CRFB has often written about Social Security's financial shortfall (see our most recent paper or blogs), arguing that lawmakers should address it long before it causes a 23 percent benefit cut in 2033. Lawmakers will need to either raise revenue, reduce spending, or some combination. We tend to believe that packages with both revenue and spending changes are the most politically feasible. Our Social Security Reformer lets you design your own plan to restore Social Security solvency. Regardless of the plan lawmakers choose, they should act sooner rather than later, which allows changes to be smaller and more gradual.

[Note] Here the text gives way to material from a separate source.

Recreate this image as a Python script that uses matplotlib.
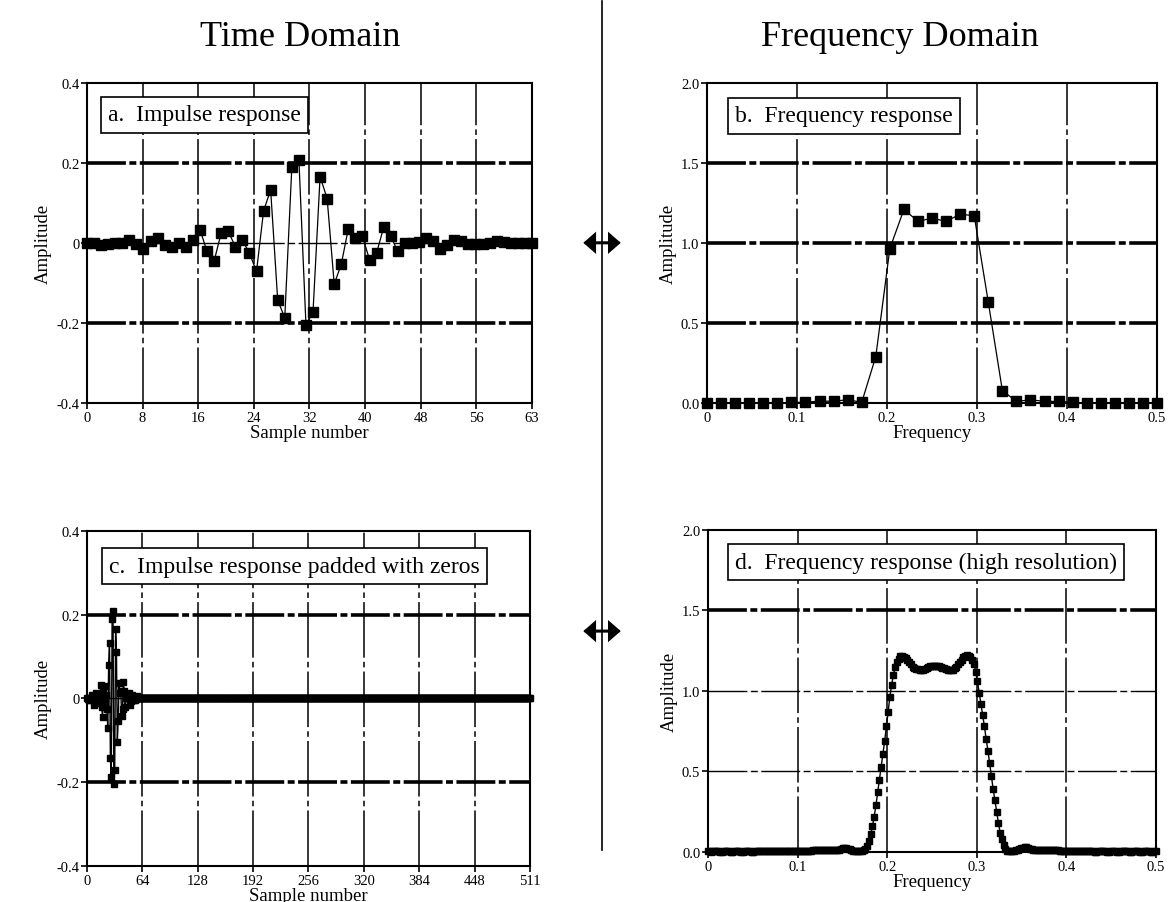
import matplotlib
matplotlib.use('Agg')
import matplotlib.pyplot as plt
import numpy as np
from matplotlib.lines import Line2D
from matplotlib.patches import FancyArrowPatch

plt.rcParams['font.family'] = ['Liberation Serif', 'DejaVu Serif']
plt.rcParams['lines.scale_dashes'] = False

# a. impulse response (64 samples)
impulse = [0.0, -0.001, -0.005, -0.003, 0.0, 0.001, 0.008, -0.002,
           -0.016, 0.004, 0.013, -0.006, -0.010, 0.0, -0.009, 0.008,
           0.033, -0.021, -0.045, 0.025, 0.029, -0.009, 0.008, -0.026,
           -0.071, 0.080, 0.133, -0.143, -0.187, 0.190, 0.208, -0.205,
           -0.172, 0.166, 0.111, -0.103, -0.053, 0.036, 0.012, 0.017,
           -0.042, -0.025, 0.039, 0.017, -0.021, 0.0, 0.0, 0.002,
           0.012, 0.006, -0.016, -0.006, 0.008, 0.004, -0.003, -0.003,
           -0.002, 0.0, 0.006, 0.002, 0.0, 0.0, 0.0, 0.0]

# c. same impulse response padded with zeros to 512 samples
padded = impulse + [0.0] * 448

# b. frequency response (33 points, 0 .. 0.5)
resp_lo = [0.0, 0.0, 0.0, 0.0, 0.0, 0.0, 0.004, 0.004, 0.013, 0.010, 0.021,
           0.004, 0.29, 0.965, 1.21, 1.135, 1.155, 1.135, 1.18, 1.17, 0.63,
           0.078, 0.010, 0.020, 0.010, 0.010, 0.005, 0.0, 0.0, 0.0, 0.0, 0.0, 0.0]

# d. frequency response, high resolution (257 points, 0 .. 0.5)
resp_hi = [
    0.004, 0.003, 0.002, 0.003, 0.004, 0.004, 0.003, 0.002, 0.002, 0.003, 0.004, 0.004, 0.003, 0.002, 0.002, 0.003,
    0.004, 0.004, 0.003, 0.002, 0.002, 0.003, 0.004, 0.004, 0.003, 0.002, 0.002, 0.003, 0.004, 0.004, 0.003, 0.003,
    0.003, 0.003, 0.004, 0.004, 0.003, 0.003, 0.003, 0.004, 0.004, 0.004, 0.003, 0.003, 0.003, 0.004, 0.004, 0.004,
    0.004, 0.004, 0.005, 0.005, 0.005, 0.005, 0.005, 0.005, 0.005, 0.007, 0.008, 0.009, 0.011, 0.012, 0.013, 0.013,
    0.013, 0.013, 0.013, 0.014, 0.014, 0.013, 0.012, 0.011, 0.010, 0.010, 0.011, 0.014, 0.019, 0.024, 0.027, 0.026,
    0.021, 0.016, 0.011, 0.008, 0.006, 0.005, 0.004, 0.004, 0.005, 0.010, 0.02, 0.04, 0.07, 0.11, 0.16, 0.22,
    0.29, 0.37, 0.45, 0.53, 0.61, 0.69, 0.78, 0.87, 0.965, 1.04, 1.10, 1.15, 1.18, 1.20, 1.215, 1.22,
    1.21, 1.205, 1.195, 1.18, 1.165, 1.15, 1.14, 1.135, 1.135, 1.13, 1.128, 1.13, 1.135, 1.14, 1.147, 1.152,
    1.155, 1.157, 1.158, 1.157, 1.154, 1.15, 1.145, 1.14, 1.135, 1.132, 1.13, 1.13, 1.133, 1.14, 1.15, 1.165,
    1.18, 1.195, 1.21, 1.218, 1.222, 1.22, 1.21, 1.195, 1.17, 1.12, 1.06, 0.99, 0.92, 0.85, 0.78, 0.70,
    0.63, 0.55, 0.47, 0.39, 0.32, 0.25, 0.18, 0.12, 0.078, 0.045, 0.02, 0.008, 0.004, 0.005, 0.007, 0.009,
    0.010, 0.013, 0.017, 0.022, 0.026, 0.028, 0.028, 0.025, 0.020, 0.016, 0.013, 0.011, 0.010, 0.010, 0.010, 0.010,
    0.010, 0.010, 0.011, 0.011, 0.011, 0.011, 0.011, 0.010, 0.010, 0.009, 0.008, 0.007, 0.006, 0.006, 0.005, 0.005,
    0.005, 0.004, 0.004, 0.004, 0.003, 0.003, 0.003, 0.003, 0.004, 0.004, 0.004, 0.003, 0.003, 0.002, 0.002, 0.003,
    0.003, 0.004, 0.004, 0.003, 0.002, 0.002, 0.003, 0.004, 0.004, 0.003, 0.002, 0.002, 0.003, 0.003, 0.004, 0.003,
    0.003, 0.002, 0.002, 0.003, 0.004, 0.004, 0.003, 0.002, 0.002, 0.003, 0.004, 0.004, 0.003, 0.002, 0.002, 0.003,
    0.004]

time_short_labels = ['0', '8', '16', '24', '32', '40', '48', '56', '63']
time_long_labels = ['0', '64', '128', '192', '256', '320', '384', '448', '511']
freq_labels = ['0', '0.1', '0.2', '0.3', '0.4', '0.5']
amp_time_labels = ['-0.4', '-0.2', '0', '0.2', '0.4']
amp_freq_labels = ['0.0', '0.5', '1.0', '1.5', '2.0']

THICK = dict(color='black', lw=2.6, linestyle=(0, (28, 2.5, 5, 2.5)), zorder=1)
THIN = dict(color='black', lw=1.0, linestyle=(0, (28, 2.5, 5, 2.5)), zorder=1)
VERT = dict(color='black', lw=1.1, linestyle=(0, (40, 3, 4, 3)), zorder=1)


def setup(ax, xmax, xlabels, ymin, ymax, ylabels, xlabel, box, thick_y, thin_y, boxpos):
    xt = np.linspace(0, xmax, len(xlabels))
    yt = np.linspace(ymin, ymax, len(ylabels))
    ax.set_xlim(0, xmax)
    ax.set_ylim(ymin, ymax)
    ax.set_xticks(xt)
    ax.set_xticklabels(xlabels)
    ax.set_yticks(yt)
    ax.set_yticklabels(ylabels)
    ax.tick_params(direction='out', length=4, width=1.2, labelsize=10.5, pad=1.5)
    for v in xt[1:-1]:
        ax.axvline(v, **VERT)
    for v in thick_y:
        ax.axhline(v, **THICK)
    for v in thin_y:
        ax.axhline(v, **THIN)
    for s in ax.spines.values():
        s.set_linewidth(1.5)
    ax.set_xlabel(xlabel, fontsize=13.5, labelpad=0.5)
    ax.set_ylabel('Amplitude', fontsize=13.5, labelpad=3)
    ax.text(boxpos[0], boxpos[1], box, transform=ax.transAxes, fontsize=17,
            va='center', ha='left', zorder=5,
            bbox=dict(boxstyle='square,pad=0.3', fc='white', ec='black', lw=1.2))


fig = plt.figure(figsize=(11.69, 9.03), dpi=100)

ax_a = fig.add_axes([0.0744, 0.5526, 0.3807, 0.3544])
ax_b = fig.add_axes([0.6048, 0.5526, 0.3850, 0.3544])
ax_c = fig.add_axes([0.0744, 0.0400, 0.3790, 0.3710])
ax_d = fig.add_axes([0.6056, 0.0554, 0.3832, 0.3566])

setup(ax_a, 63, time_short_labels, -0.4, 0.4, amp_time_labels, 'Sample number',
      'a.  Impulse response', [-0.2, 0.2], [0.0], (0.047, 0.90))
setup(ax_b, 0.5, freq_labels, 0, 2.0, amp_freq_labels, 'Frequency',
      'b.  Frequency response', [0.5, 1.0, 1.5], [], (0.062, 0.897))
setup(ax_c, 511, time_long_labels, -0.4, 0.4, amp_time_labels, 'Sample number',
      'c.  Impulse response padded with zeros', [-0.2, 0.2], [0.0], (0.05, 0.895))
setup(ax_d, 0.5, freq_labels, 0, 2.0, amp_freq_labels, 'Frequency',
      'd.  Frequency response (high resolution)', [1.5], [0.5, 1.0], (0.06, 0.90))

ax_a.plot(np.arange(len(impulse)), impulse, color='black', lw=0.9,
          marker='s', ms=6.5, zorder=3, clip_on=False)
ax_b.plot(np.linspace(0, 0.5, len(resp_lo)), resp_lo, color='black', lw=0.9,
          marker='s', ms=6.5, zorder=3, clip_on=False)
ax_c.plot(np.arange(len(padded)), padded, color='black', lw=1.0,
          marker='s', ms=4.5, zorder=3, clip_on=False)
ax_d.plot(np.linspace(0, 0.5, len(resp_hi)), resp_hi, color='black', lw=1.0,
          marker='s', ms=4.2, zorder=3, clip_on=False)

fig.text(0.257, 0.958, 'Time Domain', fontsize=26, ha='center', va='center')
fig.text(0.770, 0.958, 'Frequency Domain', fontsize=26, ha='center', va='center')

fig.add_artist(Line2D([0.515, 0.515], [0.998, 0.058], color='black', lw=1.2,
                      transform=fig.transFigure))
for yy in [0.730, 0.300]:
    fig.add_artist(FancyArrowPatch(
        (0.499, yy), (0.531, yy), transform=fig.transFigure,
        arrowstyle='<|-|>,head_length=0.4,head_width=0.35', mutation_scale=16,
        lw=2.2, color='black', shrinkA=0, shrinkB=0, joinstyle='miter'))

fig.savefig('out.png', dpi=100, facecolor='white')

Surveys, particularly this type of trade-off analysis, can illuminate the changes that Americans are willing to accept to restore solvency to Social Security and prevent a future cut in benefits if nothing is done by 2033. However, the survey's design prevents it from being as informative about Americans' preferences as it could have been. We're happy to work with NASI to improve this survey in future years: everybody benefits from getting the most accurate information possible.